Speech processing with VoiceXML

VoiceXML is the most common language for over-the-phone speech applications. It is a standard XML format for specifying interactive voice dialogs between a human and a computer that feature synthesized speech, digitized audio, recognition of spoken and DTMF key input, recording of spoken input, telephony, and mixed-initiative conversations. VoiceXML for voice applications is analogous to HTML for visual applications. Just as HTML documents are interpreted by a visual web browser, VoiceXML documents are interpreted by a voice browser.
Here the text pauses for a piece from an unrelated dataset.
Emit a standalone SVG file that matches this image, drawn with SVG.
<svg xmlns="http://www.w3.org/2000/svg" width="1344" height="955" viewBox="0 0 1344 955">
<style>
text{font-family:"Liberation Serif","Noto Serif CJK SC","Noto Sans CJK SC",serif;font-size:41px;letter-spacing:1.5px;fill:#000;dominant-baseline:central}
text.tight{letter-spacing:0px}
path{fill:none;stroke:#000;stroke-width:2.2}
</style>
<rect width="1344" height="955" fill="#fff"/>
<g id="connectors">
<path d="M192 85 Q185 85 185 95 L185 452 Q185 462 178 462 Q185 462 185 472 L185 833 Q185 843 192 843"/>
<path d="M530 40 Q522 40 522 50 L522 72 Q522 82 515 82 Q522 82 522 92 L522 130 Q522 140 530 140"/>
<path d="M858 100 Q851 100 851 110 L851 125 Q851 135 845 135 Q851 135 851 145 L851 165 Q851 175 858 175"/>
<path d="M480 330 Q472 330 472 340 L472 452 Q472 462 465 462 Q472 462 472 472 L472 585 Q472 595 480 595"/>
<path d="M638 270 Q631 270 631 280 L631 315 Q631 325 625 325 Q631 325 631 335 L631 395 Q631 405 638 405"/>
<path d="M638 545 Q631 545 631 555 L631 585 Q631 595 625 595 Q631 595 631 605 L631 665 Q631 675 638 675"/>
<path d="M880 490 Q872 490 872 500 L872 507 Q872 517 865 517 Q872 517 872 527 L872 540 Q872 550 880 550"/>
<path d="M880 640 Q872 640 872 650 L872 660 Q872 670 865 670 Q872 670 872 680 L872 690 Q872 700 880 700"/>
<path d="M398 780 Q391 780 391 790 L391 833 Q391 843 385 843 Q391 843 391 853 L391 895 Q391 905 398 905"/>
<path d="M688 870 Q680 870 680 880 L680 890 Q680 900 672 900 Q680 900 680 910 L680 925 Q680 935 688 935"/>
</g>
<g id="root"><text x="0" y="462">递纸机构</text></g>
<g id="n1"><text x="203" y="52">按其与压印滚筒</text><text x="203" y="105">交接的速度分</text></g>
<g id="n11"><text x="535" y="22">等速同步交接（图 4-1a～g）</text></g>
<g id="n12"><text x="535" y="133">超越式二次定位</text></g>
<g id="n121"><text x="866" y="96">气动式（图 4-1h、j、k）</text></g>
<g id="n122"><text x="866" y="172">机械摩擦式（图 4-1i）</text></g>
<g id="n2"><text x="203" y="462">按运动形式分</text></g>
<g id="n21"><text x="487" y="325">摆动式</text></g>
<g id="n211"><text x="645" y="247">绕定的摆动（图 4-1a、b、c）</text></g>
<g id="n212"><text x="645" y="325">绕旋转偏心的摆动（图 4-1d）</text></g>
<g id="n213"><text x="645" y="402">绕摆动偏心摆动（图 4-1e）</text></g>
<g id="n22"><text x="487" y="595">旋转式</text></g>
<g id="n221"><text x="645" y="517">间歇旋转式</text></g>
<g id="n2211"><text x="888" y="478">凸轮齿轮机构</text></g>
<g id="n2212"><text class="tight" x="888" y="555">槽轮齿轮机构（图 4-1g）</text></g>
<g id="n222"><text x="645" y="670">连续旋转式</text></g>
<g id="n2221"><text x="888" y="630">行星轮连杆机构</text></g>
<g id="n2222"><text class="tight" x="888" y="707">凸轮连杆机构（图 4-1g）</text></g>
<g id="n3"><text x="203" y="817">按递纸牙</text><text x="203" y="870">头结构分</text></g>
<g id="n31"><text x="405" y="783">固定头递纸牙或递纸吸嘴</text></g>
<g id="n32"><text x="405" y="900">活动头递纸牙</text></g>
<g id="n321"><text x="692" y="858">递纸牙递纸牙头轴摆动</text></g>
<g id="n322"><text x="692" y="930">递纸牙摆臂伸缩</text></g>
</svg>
Nuance does not dictate how to create and translate VoiceXML documents. Instead, the voice browser expects well-formed documents that use Nuance features:

  • VoiceXML documents to be well-formed. The application development environment must create documents that conform to the specification.
  • Nuance-specific configurations and capabilities to be made available to applications. Nuance products have more features than the basics covered by the VoiceXML specification.

Voice applications use VoiceXML elements, properties, and attributes to identify data to be fetched. The voice platform converts those parameters into MRCP messages, and forwards them to the Nuance Speech Server.

Speech Server, in turn, accesses speech recognition, meaning extraction, and/or prompt production from Nuance speech software: for example, to fetch additional resources such as grammars, language and semantic models, and possibly recognition tuning data (lexicons) from a web server, and to fetch recorded prompts and TTS tuning data (dictionaries and so on).

This architecture has a number of advantages: scalability, fault tolerance, manageability, and so on. In addition, the use of MRCP and Speech Server gives applications access to Nuance speech recognition and text-to-speech features that are not available in other systems.